# Empire Bicycle



## jonbike (Aug 2, 2013)

Hi there,
I just pulled this out of a relatives shed yesterday.
The badge reads Empire, it looks to be either a man or woman with a head dress or perhaps it's a gladiator helmut she/he is wearing?
I can't make out what is written below but it's something and company.

I'm assuming it's from the 20's by comparing it with other bikes from that era.

If anyone can enlighten me on this bike it would be much appreciated.
I own mostly early 80's steel frame road bikes so this is going way  past my comfort zone of bike knowledge.

Points of interest for me.
Is it a common bike or something special?
Is it worth restoring or should I just keep it as is and make it a wall hanger?
The tires read Goodyear.
The paint is rough but I can ride the bike as is if I wanted to.
The back tire somehow is still holding air....

Last Q, is this how the bars should be or should they be flip over in a drop position like i have seen with other bikes from this era.
Thanks for looking and I look forward to enlightenment.  jon


----------



## bikewhorder (Aug 2, 2013)

Hi, I'd say what you have there is not exactly what most would consider rare and special but its still a great find nevertheless.  It looks to be mostly complete and original and the sprocket is not one I'm sure I've seen before. What size are the tires? I'm guessing 26 x 1.375, in which case they are a later wartime size that is not correct for the bike. It would have come with 28" tires originally, but don't throw them out because those wheels and tires are worth something too.  I can't tell for sure but I'm guessing its been repainted.  Personally I wouldn't try to restore it but I don't think it would upset anyone if you did.  I'd be pretty excited to find that in my Aunts shed.


----------



## bikewhorder (Aug 2, 2013)

Does the head badge say where it was made? That fork looks kind of like an Emblem of Pierce built bike but I could be way off.

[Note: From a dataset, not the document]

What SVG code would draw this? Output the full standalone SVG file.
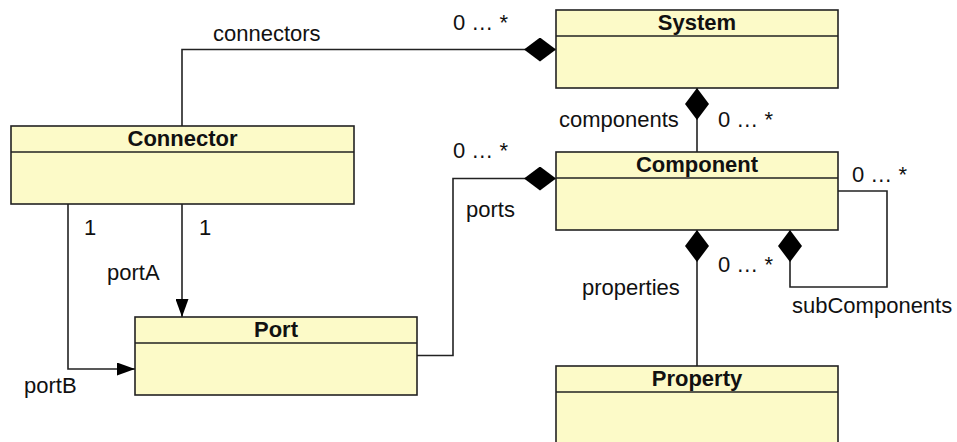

I'm not familiar with Empire but does sound like name for a NY built bike.  Oh yea, and the handlebars should be positioned like that though you could flip them if you wanted too.


----------



## chitown (Aug 2, 2013)




----------



## rustyspoke66 (Aug 2, 2013)

I'm going to say mid 20's Westfield built. The fork and sprocket both look to be Westfield. It also appears that the wheels should be 28x1-1/2" but someone put newer wheels on it like bikewhorder pointed out. I would personally run the bars like they are because it is a motorbike however a roadster would usually have the bars in the down position.


----------



## bike (Aug 2, 2013)

*great ad*



chitown said:


>




Awesome!!!


----------



## Iverider (Aug 2, 2013)

Great first post! I like the bike. Post some more detailed photos if you can and I'm sure it'll help gain more knowledge about the bike. Chainring, badge, front fork crown and legs, etc.

I don't know if you're keeping it, but if you were me, then I'd be you, and I'd clean it up and ride it. Switch the rims for something else of the proper size. 700c Velocity P35 rims are a good alternative to wood if this is a 28" bike.


----------



## Nick-theCut (Aug 2, 2013)

Well you got the forums attention.  We can only help if we can see what you have.
Photos photos photos!
Clear ones, close ups, hubs, badge, and anything you think is of interest.


----------



## sqrly (Aug 2, 2013)

Im pretty sure that is the same sprocket as the Napoleon sprocket in the sprocket thread stickied in general bicycle talk. Or click the link in my signature.

Look at the drive pin location. Is it between spokes or inline with a spoke?  Is the drive pin round or rectangle?


----------



## sqrly (Aug 2, 2013)

Look at the Miami Hudson thread. Looks similar...


----------



## jonbike (Aug 2, 2013)

My GF took a better look at the headbadge and has much better eyesight them me.
So here is what we have learned tonight.

It is a Seminole/Westfield bike which was pointed out correctly by rustyspoke66.
On the badge it says it was made in Westfield Mass.
We found some good info on the vintagecolumbia site regarding the bike but still have not been able to pinpoint exact year and model.

It's really hard to make out the stamp on the bottom bracket our guess is either B45668  or B45663 also possibly H45663 or H45668.
B models are from the 20's and H models are from the 30's










There is a picture on his website of a 1922 motobike that matches very closely to the bike I have minus the light, different bars and 
the solid section between the two bars on the frame.
Is this typical to be missing this piece?

The wheels are 26 so not the originals.  

Thanks for helping me out fellas.   jon


----------



## Gary Mc (Aug 3, 2013)

Definitely Westfield.  Front fender looks to follow tire curvature at rear rather than a duck tail fender which would make it a B & 1924.  The H serial number, 1930 would likely have the ducktail front fender.  I have a 1924 Columbia catalog so I'll try to post a pic from it later today or tonight.  Paint scheme says 1924 to me as well.


----------



## scrubbinrims (Aug 3, 2013)

I have a Seminole badge and it is one of my favorites and would like to see a close up of yours to see the progression of this brand.
Nice first find.
Chris


----------